TASK: Say how many lines of the listing below contain "that", giving the number and nothing else.

RECORDS FOR PROCESSING:
========================

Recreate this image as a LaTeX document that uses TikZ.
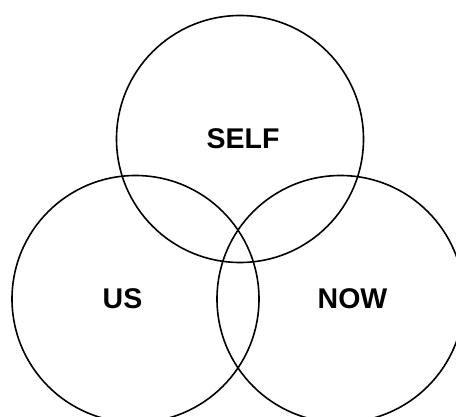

========================

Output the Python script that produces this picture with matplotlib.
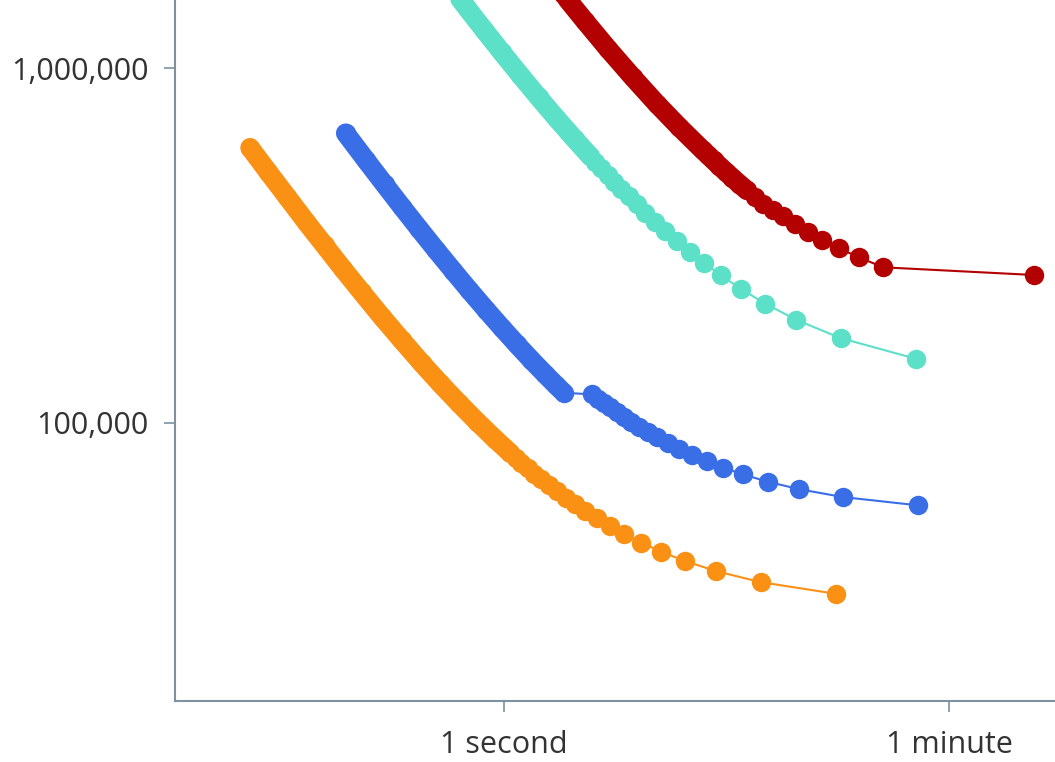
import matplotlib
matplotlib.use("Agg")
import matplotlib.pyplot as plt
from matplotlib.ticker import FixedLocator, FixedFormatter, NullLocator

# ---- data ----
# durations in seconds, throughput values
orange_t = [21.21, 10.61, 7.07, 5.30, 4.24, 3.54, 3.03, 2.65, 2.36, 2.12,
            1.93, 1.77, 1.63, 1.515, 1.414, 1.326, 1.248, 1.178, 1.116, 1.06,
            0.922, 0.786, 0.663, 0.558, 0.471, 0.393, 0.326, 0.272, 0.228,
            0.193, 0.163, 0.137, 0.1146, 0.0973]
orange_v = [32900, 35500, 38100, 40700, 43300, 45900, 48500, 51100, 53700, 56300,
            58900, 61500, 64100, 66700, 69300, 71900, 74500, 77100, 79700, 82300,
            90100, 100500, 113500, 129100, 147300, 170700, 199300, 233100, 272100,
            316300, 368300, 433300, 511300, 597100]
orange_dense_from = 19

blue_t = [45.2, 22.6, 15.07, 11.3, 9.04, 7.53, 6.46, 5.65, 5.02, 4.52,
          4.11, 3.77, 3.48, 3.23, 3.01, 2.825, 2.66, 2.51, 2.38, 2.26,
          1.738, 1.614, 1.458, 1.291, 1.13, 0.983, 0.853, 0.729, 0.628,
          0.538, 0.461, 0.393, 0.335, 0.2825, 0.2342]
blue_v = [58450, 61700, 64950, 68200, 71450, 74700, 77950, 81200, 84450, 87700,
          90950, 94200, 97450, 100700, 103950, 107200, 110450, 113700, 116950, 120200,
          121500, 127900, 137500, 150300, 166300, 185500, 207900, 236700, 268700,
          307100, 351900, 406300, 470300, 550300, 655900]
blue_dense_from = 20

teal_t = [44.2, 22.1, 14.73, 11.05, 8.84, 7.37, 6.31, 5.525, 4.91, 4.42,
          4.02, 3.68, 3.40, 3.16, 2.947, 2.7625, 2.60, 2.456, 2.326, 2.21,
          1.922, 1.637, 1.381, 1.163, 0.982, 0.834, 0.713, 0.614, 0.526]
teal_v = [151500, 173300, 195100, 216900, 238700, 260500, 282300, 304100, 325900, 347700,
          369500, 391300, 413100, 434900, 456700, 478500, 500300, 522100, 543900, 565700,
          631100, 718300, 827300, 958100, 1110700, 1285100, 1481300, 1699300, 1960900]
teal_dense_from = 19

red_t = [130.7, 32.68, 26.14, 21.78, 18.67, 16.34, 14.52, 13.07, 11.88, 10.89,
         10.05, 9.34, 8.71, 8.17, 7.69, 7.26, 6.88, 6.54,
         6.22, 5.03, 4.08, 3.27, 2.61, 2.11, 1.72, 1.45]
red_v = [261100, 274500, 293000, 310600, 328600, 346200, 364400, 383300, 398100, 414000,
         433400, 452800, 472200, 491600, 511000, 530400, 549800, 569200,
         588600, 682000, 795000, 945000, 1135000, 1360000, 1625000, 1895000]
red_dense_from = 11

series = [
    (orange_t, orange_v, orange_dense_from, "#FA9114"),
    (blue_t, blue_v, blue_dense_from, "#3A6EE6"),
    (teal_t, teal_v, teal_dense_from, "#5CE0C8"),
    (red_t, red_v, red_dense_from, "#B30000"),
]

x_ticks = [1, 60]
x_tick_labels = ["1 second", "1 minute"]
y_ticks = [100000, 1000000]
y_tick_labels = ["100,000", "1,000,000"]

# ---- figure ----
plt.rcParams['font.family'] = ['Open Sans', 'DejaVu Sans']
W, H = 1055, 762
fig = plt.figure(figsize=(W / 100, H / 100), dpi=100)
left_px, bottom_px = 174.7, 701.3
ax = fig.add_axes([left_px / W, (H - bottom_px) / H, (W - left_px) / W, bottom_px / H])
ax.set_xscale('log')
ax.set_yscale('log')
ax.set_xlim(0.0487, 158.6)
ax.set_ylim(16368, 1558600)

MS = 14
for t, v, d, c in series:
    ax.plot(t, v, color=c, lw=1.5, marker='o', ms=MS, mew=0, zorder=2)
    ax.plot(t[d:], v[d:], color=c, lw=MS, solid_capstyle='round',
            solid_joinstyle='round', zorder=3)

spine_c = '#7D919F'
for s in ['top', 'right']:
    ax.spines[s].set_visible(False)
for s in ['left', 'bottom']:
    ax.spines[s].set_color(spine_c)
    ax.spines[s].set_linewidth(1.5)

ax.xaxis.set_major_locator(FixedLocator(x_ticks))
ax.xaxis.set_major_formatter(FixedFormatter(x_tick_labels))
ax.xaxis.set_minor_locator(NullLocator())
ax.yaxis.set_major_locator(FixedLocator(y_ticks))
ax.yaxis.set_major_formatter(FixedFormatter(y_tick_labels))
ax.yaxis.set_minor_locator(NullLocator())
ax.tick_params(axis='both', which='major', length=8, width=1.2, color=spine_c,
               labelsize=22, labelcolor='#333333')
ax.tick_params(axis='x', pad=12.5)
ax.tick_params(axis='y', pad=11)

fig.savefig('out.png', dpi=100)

========================

REPLY: 2